Please cite your evidence for how we are being "dragged down," and please cite a purely capitalist society that rivals our own (or those of Western Europe). I'm willing to consider evidence, but not an unfounded assertion like this.


The examples are numerous - please look around. Simple examples would include the rent control policies in New York and San Francisco. The intention: provide low cost rent for tenants at the expense of landlords. The reality: because of the rent control, the ROI for entering the rental business declined dramatically. This caused less development of rental units and rapidly increasing rents for the scarcer supply left. The result of rent control: chronically higher rents for all but those lucky enough to already be renting and a chronic under-supply of rental units. Other classic examples are the minimum wage which increases unemployment, medicare/Medicaid which drives up the cost of health care for all, excessive taxation to pay for all of the entitlements which is a disincentive to business, etc.


Despite which, the US economy remains one of the largest and most productive in the free world. Your examples do not support your assertion.

According to both the IMF and the World Bank, the world's 10 largest economies in 2006 were, in order, the EU, the US, Japan, Germany, the PRC, the UK, France, Italy, Canada, Spain and Brazil. Very mixed economies, every one. I really don't see how this supports the idea that they're being "dragged down."


Do you understand the point that the result of rent control is less rental units for renters, higher prices for renters, and less profit for landlords? How is that not dragging down what would otherwise be a sphere of creativity of landlords going out of their way to provide greater value to renters (to increase their profits) if the regulations were removed?

Also, how does the fact that the US economy does well in comparison to other more socialist countries in any way show that removing the socialist controls we have now would not improve our economy even more?


Yes, I understand that.

I maintain that it doesn't support your argument that our economy is being dragged down. You may argue that it's not growing at the rate you think it would, and I can respond by arguing that the resulting society isn't one I'd want to live in -- that's a different discussion. But the general trend of growth year over in real GDP (http://www.ers.usda.gov/Data/Macroeconomics/Data/HistoricalR...) is not evidence of being "dragged down." The trend is broadly up.

Regarding your second point, this is a canard.
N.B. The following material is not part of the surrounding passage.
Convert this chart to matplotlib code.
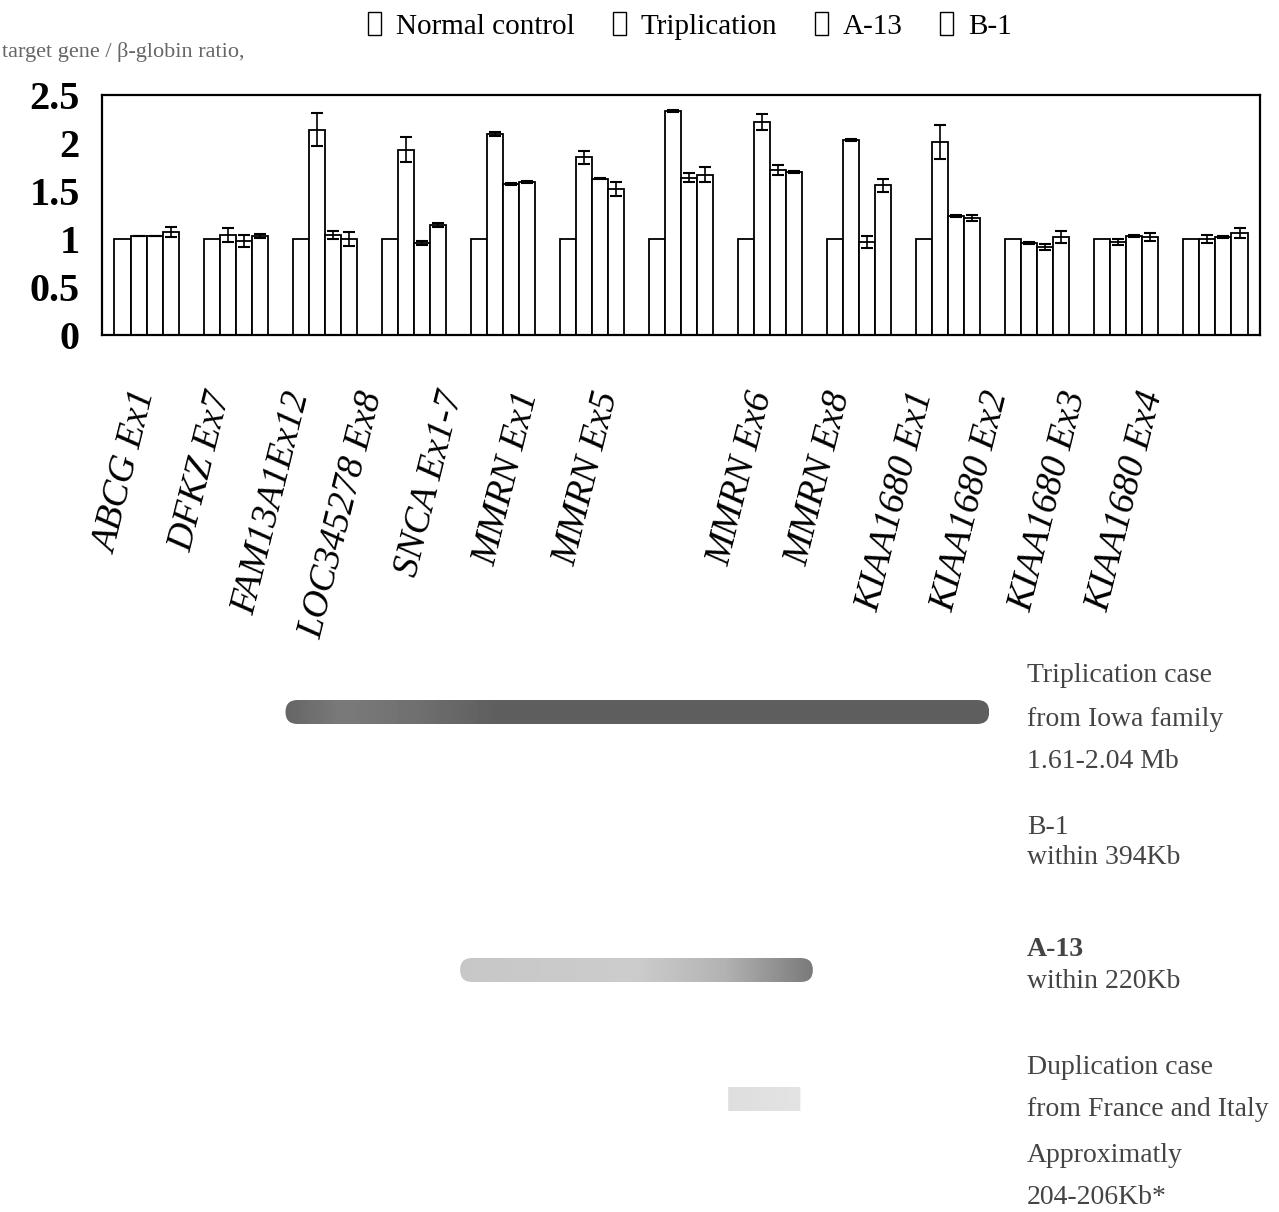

The fact that the 10 largest, most successful economies in the world (in fact, most if not all of the top 20) incorporate elements of socialism (most to a much greater degree than the US) demonstrates that mixed economies can, and do, succeed. Your initial argument at least implies that a mixed economy is not a successful one. If I read that incorrectly, please tell me, because by most metrics, mixed economies are not only surviving, but prospering.


but it is a well established fact that the standard of living in norway, denmark, finland, germany... well exceeds that of america.do tou really think that any of these countries are more capitalistic than america?


I'd be interested to see some evidence for this well established fact.


http://hdr.undp.org/en/statistics/

the next one has you as number 3 in nort america: http://www.innovations-report.com/html/reports/social_scienc...

this one puts the happiness in relation to environmental impact: http://www.happyplanetindex.org/map.htm


Happiness research is nonsense when used in this way. People from different cultures often have different conceptions of happiness.

There are also calibration effects: show person X someone else better off than him, and tell him that guy reported 8/10 (happiness units). Then he will never report higher than 7/10. This isn't jealosy, it's just not knowing what the units mean.

Another reason to see why there is something off: compare Bhutan on your first link (#133) and on your second (#8, higher than Canada).